One day in June, the girl told Mercieca her father was sick and couldn't pay for groceries, prompting Mercieca to transfer $90 into her bank account.
Bank records show Mercieca gave the girl almost $4000 in multiple, separate transactions between June and October.
In July, their relationship took a sexual turn, when Mercieca asked the girl to send him nude photos of her as a "birthday surprise".
The girl refused, however Mercieca offered up his own surprise in return, sending the teen naked pictures of himself.
He then told her he was going to stop sending her money if she didn't send her own pictures, before claiming he was a virgin and saying he wanted to lose his virginity to her, despite her young age.
The girl stopped talking to Mercieca in October, but he continued to bombard her with emails asking why she wasn't speaking to him and telling her he loved her.
Mercieca was eventually arrested after the girl reported the situation to her school counsellor, who passed the information on to her father.

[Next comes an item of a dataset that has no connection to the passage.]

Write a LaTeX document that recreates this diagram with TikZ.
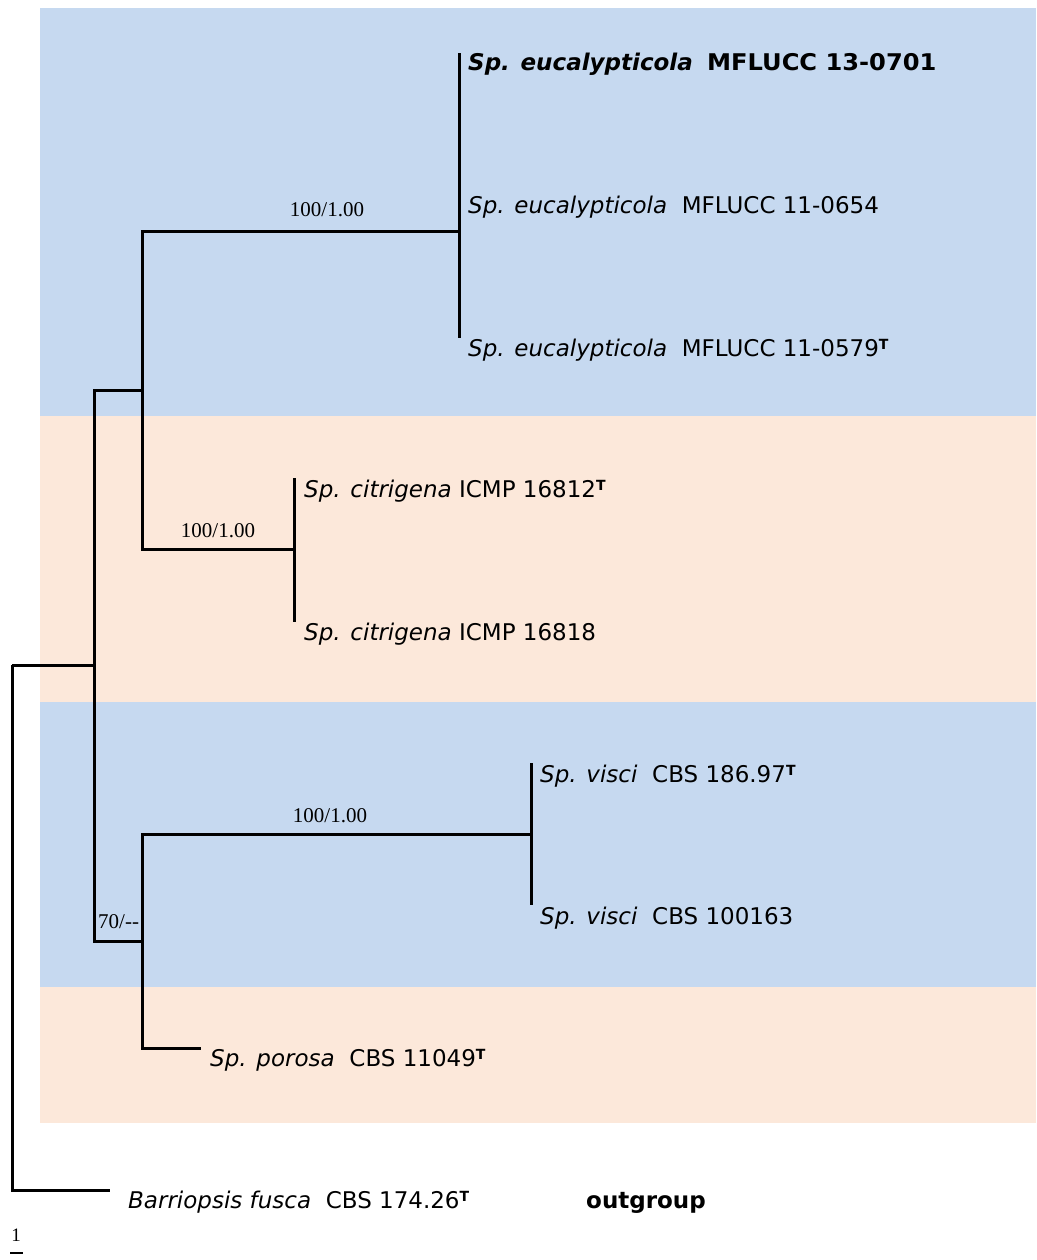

Mercieca was originally charged with an offence of (sexual) grooming of an under-age person.
However, that charge was dropped and replaced with a stalking charge, to which Mercieca pleaded guilty in the Local Court in October.
He was convicted and placed on a good behaviour bond, but challenged the decision in the District Court in Sutherland on Monday, seeking to have the court not record a conviction in the matter.
Defence lawyer Aaron Kernaghan pointed to Mercieca's mild intellectual disability as a mitigating factor, adding his client had lost his job at a local golf club and been left by his fiancee because of the charge against him.
Mr Kernaghan said his client was not a dangerous person.
"This is not a case where this man acts in a predatory way," he said.
Judge Paul Conlon accepted Mercieca had limited social skills due to his disability, but found the magistrate had made the right decision in recording a conviction for the offence.
"It's the nature of the [stalking] that in my view places this offence out of the range of where the court could consider the non-recording of a conviction," he said.